Return each line of the data below verbatim; pictures are to be left out.

====

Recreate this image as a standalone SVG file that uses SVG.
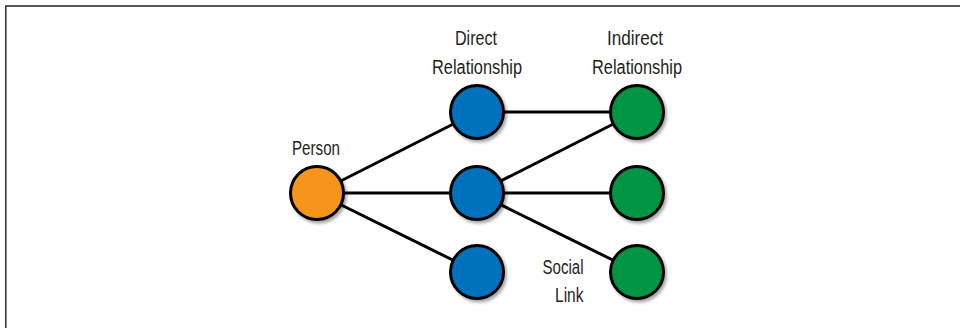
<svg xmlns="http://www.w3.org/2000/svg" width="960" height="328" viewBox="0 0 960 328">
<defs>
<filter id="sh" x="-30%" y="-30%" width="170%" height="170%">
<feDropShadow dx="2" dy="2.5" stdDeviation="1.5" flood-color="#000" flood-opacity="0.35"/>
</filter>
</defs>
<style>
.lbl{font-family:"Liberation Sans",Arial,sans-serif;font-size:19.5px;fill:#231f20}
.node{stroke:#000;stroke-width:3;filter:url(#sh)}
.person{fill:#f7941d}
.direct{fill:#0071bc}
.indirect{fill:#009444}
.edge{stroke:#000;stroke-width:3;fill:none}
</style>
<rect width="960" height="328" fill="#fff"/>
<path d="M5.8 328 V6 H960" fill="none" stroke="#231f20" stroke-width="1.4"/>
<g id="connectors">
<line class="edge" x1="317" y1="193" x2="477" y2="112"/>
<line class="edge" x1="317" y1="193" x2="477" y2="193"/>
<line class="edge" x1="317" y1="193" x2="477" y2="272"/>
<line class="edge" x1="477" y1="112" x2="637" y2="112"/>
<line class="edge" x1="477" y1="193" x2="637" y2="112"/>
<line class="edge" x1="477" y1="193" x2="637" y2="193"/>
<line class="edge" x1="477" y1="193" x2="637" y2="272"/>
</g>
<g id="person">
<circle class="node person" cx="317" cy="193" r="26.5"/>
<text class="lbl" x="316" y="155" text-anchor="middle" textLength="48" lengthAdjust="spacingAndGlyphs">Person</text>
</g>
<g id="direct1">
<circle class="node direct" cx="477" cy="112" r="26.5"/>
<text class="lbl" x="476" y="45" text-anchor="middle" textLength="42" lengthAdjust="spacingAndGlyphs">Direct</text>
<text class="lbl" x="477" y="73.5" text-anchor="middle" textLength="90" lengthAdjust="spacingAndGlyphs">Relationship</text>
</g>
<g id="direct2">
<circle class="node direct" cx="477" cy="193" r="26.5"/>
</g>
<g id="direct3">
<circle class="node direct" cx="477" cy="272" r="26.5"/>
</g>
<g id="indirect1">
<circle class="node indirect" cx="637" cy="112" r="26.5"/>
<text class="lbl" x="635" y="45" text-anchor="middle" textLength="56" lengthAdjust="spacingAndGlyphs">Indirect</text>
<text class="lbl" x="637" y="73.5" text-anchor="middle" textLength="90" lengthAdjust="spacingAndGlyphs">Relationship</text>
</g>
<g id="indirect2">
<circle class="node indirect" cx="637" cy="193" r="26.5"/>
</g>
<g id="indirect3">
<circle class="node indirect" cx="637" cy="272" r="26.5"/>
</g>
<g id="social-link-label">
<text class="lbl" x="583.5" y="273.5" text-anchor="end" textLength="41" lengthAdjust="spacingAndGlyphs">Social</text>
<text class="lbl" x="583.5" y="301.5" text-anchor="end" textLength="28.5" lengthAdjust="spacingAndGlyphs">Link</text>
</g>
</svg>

====

Result |
Recreate this image as a standalone SVG file that uses SVG.
<svg xmlns="http://www.w3.org/2000/svg" width="960" height="328" viewBox="0 0 960 328">
<defs>
<filter id="sh" x="-30%" y="-30%" width="170%" height="170%">
<feDropShadow dx="2" dy="2.5" stdDeviation="1.5" flood-color="#000" flood-opacity="0.35"/>
</filter>
</defs>
<style>
.lbl{font-family:"Liberation Sans",Arial,sans-serif;font-size:19.5px;fill:#231f20}
.node{stroke:#000;stroke-width:3;filter:url(#sh)}
.person{fill:#f7941d}
.direct{fill:#0071bc}
.indirect{fill:#009444}
.edge{stroke:#000;stroke-width:3;fill:none}
</style>
<rect width="960" height="328" fill="#fff"/>
<path d="M5.8 328 V6 H960" fill="none" stroke="#231f20" stroke-width="1.4"/>
<g id="connectors">
<line class="edge" x1="317" y1="193" x2="477" y2="112"/>
<line class="edge" x1="317" y1="193" x2="477" y2="193"/>
<line class="edge" x1="317" y1="193" x2="477" y2="272"/>
<line class="edge" x1="477" y1="112" x2="637" y2="112"/>
<line class="edge" x1="477" y1="193" x2="637" y2="112"/>
<line class="edge" x1="477" y1="193" x2="637" y2="193"/>
<line class="edge" x1="477" y1="193" x2="637" y2="272"/>
</g>
<g id="person">
<circle class="node person" cx="317" cy="193" r="26.5"/>
<text class="lbl" x="316" y="155" text-anchor="middle" textLength="48" lengthAdjust="spacingAndGlyphs">Person</text>
</g>
<g id="direct1">
<circle class="node direct" cx="477" cy="112" r="26.5"/>
<text class="lbl" x="476" y="45" text-anchor="middle" textLength="42" lengthAdjust="spacingAndGlyphs">Direct</text>
<text class="lbl" x="477" y="73.5" text-anchor="middle" textLength="90" lengthAdjust="spacingAndGlyphs">Relationship</text>
</g>
<g id="direct2">
<circle class="node direct" cx="477" cy="193" r="26.5"/>
</g>
<g id="direct3">
<circle class="node direct" cx="477" cy="272" r="26.5"/>
</g>
<g id="indirect1">
<circle class="node indirect" cx="637" cy="112" r="26.5"/>
<text class="lbl" x="635" y="45" text-anchor="middle" textLength="56" lengthAdjust="spacingAndGlyphs">Indirect</text>
<text class="lbl" x="637" y="73.5" text-anchor="middle" textLength="90" lengthAdjust="spacingAndGlyphs">Relationship</text>
</g>
<g id="indirect2">
<circle class="node indirect" cx="637" cy="193" r="26.5"/>
</g>
<g id="indirect3">
<circle class="node indirect" cx="637" cy="272" r="26.5"/>
</g>
<g id="social-link-label">
<text class="lbl" x="583.5" y="273.5" text-anchor="end" textLength="41" lengthAdjust="spacingAndGlyphs">Social</text>
<text class="lbl" x="583.5" y="301.5" text-anchor="end" textLength="28.5" lengthAdjust="spacingAndGlyphs">Link</text>
</g>
</svg>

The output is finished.